Delegation asks council to follow lead of other communities

 

Cumberland council will consider this month whether it wants to take a stance on proposals to increase tanker traffic in B.C. waters.

Council heard Monday from a citizen-led delegation requesting council adopt a resolution stating its opposition to bitumen export pipeline proposals, which would lead to increased tanker traffic off B.C.’s coast.

According to the proposed resolution, 35 B.C. community governments — including Kitimat, (which stands to gain the most from the Northern Gateway project), large municipalities like Vancouver and Victoria, and the Union of BC Municipalities and the Association of Vancouver Island Coastal Communities — have already adopted similar resolutions.

“We ask here that the Village of Cumberland join these communities because our immediate coastal areas are vulnerable to the damage of increased super-tanker traffic and the inevitable spills they will cause,” reads the preamble to the proposed resolution.

Cumberland council waits until its next scheduled meeting before considering matters brought up by delegations to council, so consideration is scheduled for Monday, July 28.

However, some councillors voiced their thoughts Monday. Coun. Gwyn Sproule noted she was supportive of a resolution stating opposition.

“I think you’re preaching to the converted,” she told delegation member and Valley resident Jim Curtin. “The route that the tankers have to take is through some of the most unspoiled wilderness and the most convoluted waterways, with rocky shores.”

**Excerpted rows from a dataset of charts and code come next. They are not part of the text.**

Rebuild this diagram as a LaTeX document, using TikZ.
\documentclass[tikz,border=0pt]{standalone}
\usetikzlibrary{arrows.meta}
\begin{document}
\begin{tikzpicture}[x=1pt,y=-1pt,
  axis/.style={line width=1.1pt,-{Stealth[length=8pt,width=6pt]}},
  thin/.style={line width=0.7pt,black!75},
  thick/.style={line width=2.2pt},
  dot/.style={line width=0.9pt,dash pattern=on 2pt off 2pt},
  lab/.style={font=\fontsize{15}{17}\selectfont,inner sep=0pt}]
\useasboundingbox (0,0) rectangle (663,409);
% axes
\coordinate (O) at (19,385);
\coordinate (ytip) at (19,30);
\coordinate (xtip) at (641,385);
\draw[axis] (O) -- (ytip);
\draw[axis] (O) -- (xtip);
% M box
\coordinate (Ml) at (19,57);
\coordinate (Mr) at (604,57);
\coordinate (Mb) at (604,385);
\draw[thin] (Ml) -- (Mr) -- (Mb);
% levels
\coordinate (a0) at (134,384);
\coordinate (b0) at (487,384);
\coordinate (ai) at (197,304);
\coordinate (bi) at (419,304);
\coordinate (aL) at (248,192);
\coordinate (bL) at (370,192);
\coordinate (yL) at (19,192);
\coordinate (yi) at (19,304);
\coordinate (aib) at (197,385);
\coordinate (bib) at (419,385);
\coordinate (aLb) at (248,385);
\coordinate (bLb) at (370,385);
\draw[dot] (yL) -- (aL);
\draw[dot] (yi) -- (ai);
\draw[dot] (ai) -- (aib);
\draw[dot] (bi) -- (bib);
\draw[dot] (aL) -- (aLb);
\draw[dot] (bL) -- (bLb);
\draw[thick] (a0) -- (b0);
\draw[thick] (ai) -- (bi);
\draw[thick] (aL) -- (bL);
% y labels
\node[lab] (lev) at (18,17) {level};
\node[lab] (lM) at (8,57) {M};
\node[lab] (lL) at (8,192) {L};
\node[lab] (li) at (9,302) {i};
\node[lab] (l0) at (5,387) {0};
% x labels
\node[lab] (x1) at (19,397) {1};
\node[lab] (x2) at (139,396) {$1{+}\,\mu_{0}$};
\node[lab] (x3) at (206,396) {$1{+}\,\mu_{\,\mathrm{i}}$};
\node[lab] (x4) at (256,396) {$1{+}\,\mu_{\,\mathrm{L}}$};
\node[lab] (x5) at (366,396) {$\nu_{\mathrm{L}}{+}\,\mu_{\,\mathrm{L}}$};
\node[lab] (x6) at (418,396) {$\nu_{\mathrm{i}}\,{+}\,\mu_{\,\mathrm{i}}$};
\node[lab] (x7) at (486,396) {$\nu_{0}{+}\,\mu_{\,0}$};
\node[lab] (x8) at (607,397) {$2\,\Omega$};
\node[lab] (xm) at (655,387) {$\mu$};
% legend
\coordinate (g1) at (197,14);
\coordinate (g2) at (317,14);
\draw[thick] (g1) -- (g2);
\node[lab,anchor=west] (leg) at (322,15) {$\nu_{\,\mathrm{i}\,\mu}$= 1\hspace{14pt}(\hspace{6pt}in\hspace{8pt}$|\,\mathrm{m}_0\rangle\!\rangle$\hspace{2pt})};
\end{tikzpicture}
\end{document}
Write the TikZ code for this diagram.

As Cumberland director on the Comox Valley Regional District board, she noted that board has written “very clear letters” opposing area coal licences being issued by the Province, but its municipal “voice is not being heeded over and over again.”

The proposed resolution notes a number of Cumberland citizens work in the Alberta oil fields and states a concern about longterm jobs if product is shipped unrefined, pointing to a need for refinement in Canada to “enhance job creation and tax revenue.”

Coun. Kate Greening liked the economic considerations outlined in the proposed resolution.

“What I really like in the resolution actually is encouraging Canada to enhance job creation within our own country,” she said. “When you just export everything including jobs, logs and oil, you’re actually being not really a real country, like you’re just a subsidiary of another country where you’re sending them all your stuff. So, I think to really lean on the enhancement of job creation and refining in Canada makes a lot more sense.”

Comox and Courtenay turned down earlier delegation requests; Comox Mayor Paul Ives told the Record the committee that sets Comox council agendas decided the issue was not in the Town’s jurisdiction, and Courtenay Mayor Larry Jangula said it was not within Courtenay council’s mandate.

However, Comox Council was expected to consider Wednesday whether to allow the delegation (after the Record’s deadline) as the decision to deny the request for a delegation was appealed. Courtenay council is expected to do the same at its Monday council meeting.

Dave Mills of Dogwood Initiative, who was one of the other speakers in Monday’s delegation to Cumberland council, said Tuesday more than 5,000 Comox Valley residents have signed the Let BC Vote pledge — which calls for a province-wide vote to determine if residents want pipelines and tanker traffic expanded here.